John Wayne's America: The Politics of Celebrity
Garry Wills. Simon & Schuster, $26 (384pp) ISBN 978-0-684-80823-9
Having written about the founding fathers (Inventing America), the presidency (Nixon Agonistes; Reagan's America) and Shakespeare (Witches and Jesuits), Wills now turns his powerful intellect and considerable reportorial skills to another icon: John Wayne (1907-1979). Still one of America's top 10 favorite movie stars 16 years after his death, Wayne proves to be an unusually fruitful subject for Wills's brand of cultural criticism.
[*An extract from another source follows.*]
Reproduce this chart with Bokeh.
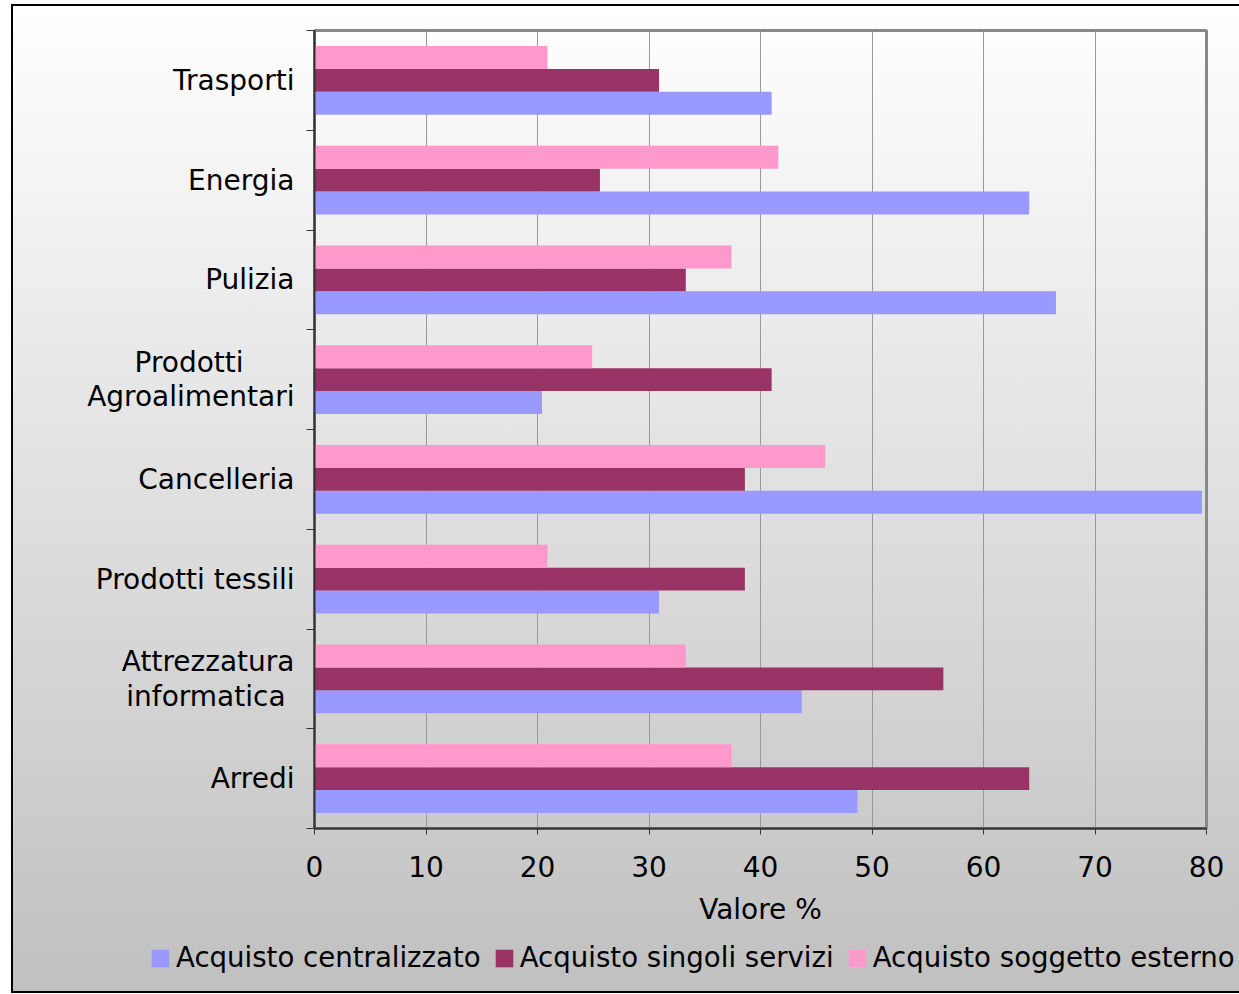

As much an excavation of the meaning of a pop icon as a portrait of a man, the book explores the business and politics of filmmaking, the price of ambition, the historical reality behind the myths of Wayne's life and the American mythologies associated with him. Wills also excavates Wayne's relationship with his most celebrated directors, especially John Ford, who comes across here as a brilliant filmmaker but a brutal and unforgiving patriarch. Wayne emerges as a self-mythologizing charmer whose personal history hardly matches his image: a draft-dodger who, in the movies, seemed to win WWII single-handedly; a canny careerist acutely aware of his gifts and image who regularly played unself-conscious men who cared little about either. Wills's often brilliant readings of Wayne's most important and lasting films (Stagecoach, Red River, The Searchers, The Alamo, etc.) are film criticism of the highest order, combining a mastery of film theory and American history. Not only is this stunning book essential reading for anyone interested in Wayne and popular culture, it's a key text in Wills's continuing investigation into the meaning of America. Photos not seen by PW. First serial to the New Yorker; simultaneous S&S audio. (Mar.)